The fight for Osisko Mining (TSX: OSK; US-OTC: OSKFF) has heated up, with Agnico Eagle Mines (TSX: AEM; NYSE: AEM) entering the ring with Yamana Gold (TSX: YRI; NYSE: AUY) to launch a joint friendly takeover bid to beat Goldcorp’s (TSX: G; NYSE: GG) hostile advances.
The two Toronto-based mid-tier producers are offering $3.9 billion, or $8.15 per Osisko share, trumping Goldcorp’s revised $3.6-billion hostile bid and replacing Yamana’s earlier proposal for the smaller Montreal-based gold producer.
The joint offer marks a 10% premium over Osisko’s April 15 close and is above the implied value of Goldcorp’s revised $7.34-per-share bid, with many analysts noting the Vancouver-based major has little room to raise its offer to win Osisko’s prized Canadian Malartic gold mine in Quebec. That mine, stuck in the middle of the heated bidding war, offers attractive low-cost production in a low-risk and politically stable jurisdiction. It has the ability to churn out 600,000 oz. gold a year at cash costs of US$525 per oz. for at least 14 years.
Under the joint offer, Agnico and Yamana would provide $1 billion in cash and $2.3 billion in combined shares. They would also form a new Osisko entity, worth $575 million.
For each share held, Osisko shareholders would receive $2.09 in cash; 0.07264 of an Agnico share and 0.26471 of a Yamana share, which are both valued at $2.43 apiece; and one Osisko share priced at $1.20.

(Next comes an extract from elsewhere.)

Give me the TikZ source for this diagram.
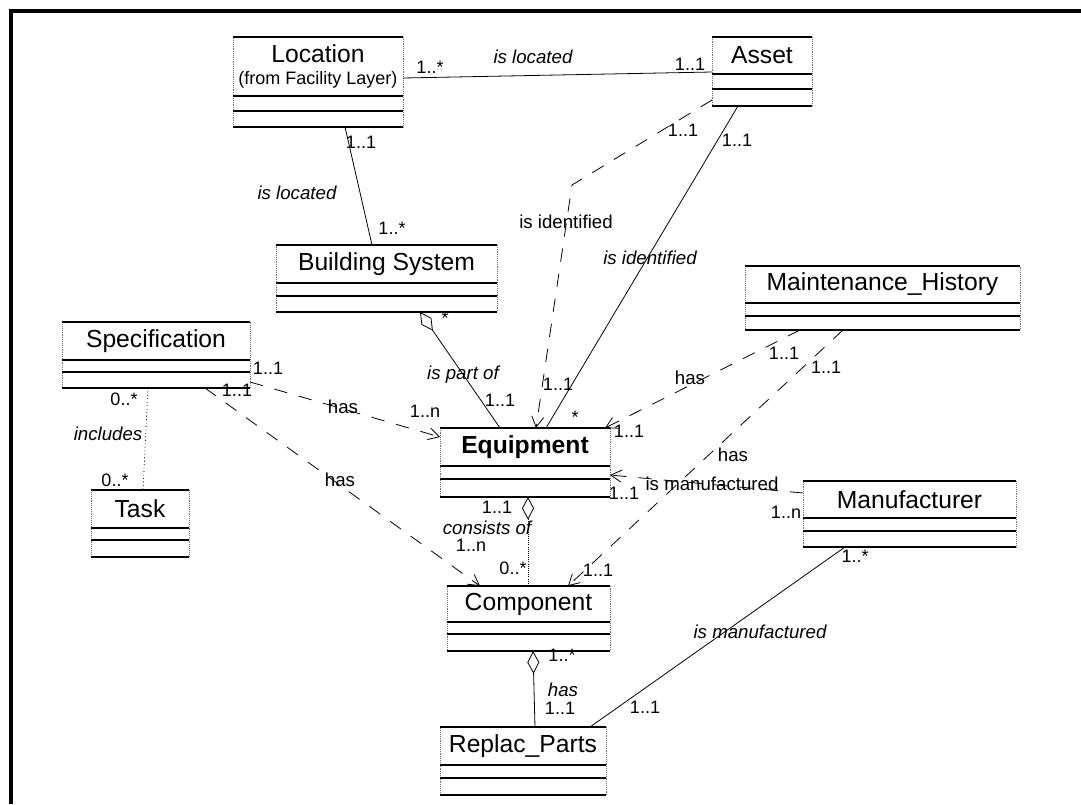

The new spinout entity will hold Osisko’s Mexican assets and $155 million in cash, plus a 5% net smelter royalty (NSR) on Canadian Malartic and a 2% NSR on all existing exploration properties, including the Kirkland Lake assets and the Hammond Reef and Pandora properties.
Osisko’s CEO Sean Roosen recommends that shareholders vote in favour of the offer, noting it represents the best value for the company. “I feel that this is the best outcome that we could possibly come to, and we’ve set the stage for two excellent companies to share in the potency of the Canadian Malartic asset,” he said on a conference call.
If the bid succeeds, Agnico and Yamana would each own half of Osisko, where they would operate the Canadian Malartic mine under a joint committee. They would also jointly develop and explore Osisko’s other Canadian projects. Osisko shareholders would own 14% of Yamana and 17% of Agnico.
Both major gold miners say the transaction is “accretive on per-share metrics” including net asset value, free cash flow and production. Canadian Malartic would contribute 300,000 oz. gold a year to each of the firm’s production profile for many years to come.
Agnico says Canadian Malartic, set to become its fourth gold mine in Quebec, could improve its total cash costs and all-in sustaining cost profiles. It adds the transaction is “simple” and “low risk.”
Yamana has assets in Mexico and South America, and says it would benefit from having Agnico — which started mining in Quebec over 50 years ago — as a partner as it enters a new jurisdiction.
The current deal trumps Goldcorp’s revised bid on April 10. The world’s second largest gold producer by market value is offering 0.17 of its share and $2.92 in cash for each Osisko share, up from its original offer of 0.146 of its share and $2.26 in cash. But Osisko’s board has rejected both unsolicited offers, noting it previously preferred Yamana’s offer.
Yamana struck a complex partnership agreement with Osisko on April 2, thwarting Goldcorp’s initial bid from January. Yamana had offered to buy half of Osisko’s mining and exploration assets for $3.4 billion. Under that agreement, Osisko would have had sold part of the gold produced from Canadian Malartic at a discount as well as increased its debt.
Desjardins analyst Michael Parkin notes “the complexity of this new offer is far less than that of the previously announced Yamana partnership, and we believe this new bid will be well regarded by shareholders.”
While the $3.9-billion deal may be good for Osisko, Adam Graf, an analyst at Cowen and Co., says he believes it is “dilutive” to both Yamana and Agnico. “We are disappointed that these industry bellwethers [including Goldcorp] appear to be using cash and shares towards value-dilutive acquisitions.”
The transaction requires approval from two-thirds of Osisko’s shareholders, who are set to vote in May. The deal should close by June. The junior has also agreed to pay a $195-million break fee.
Goldcorp did not return a request for comment. But shortly before Osisko announced the joint bid on April 16, Goldcorp said it would nominate 11 candidates, including its CEO Charles Jeannes, for election to Osisko’s board at the junior’s annual meeting in May. All of the nominees, except one, are current directors or officers of Goldcorp.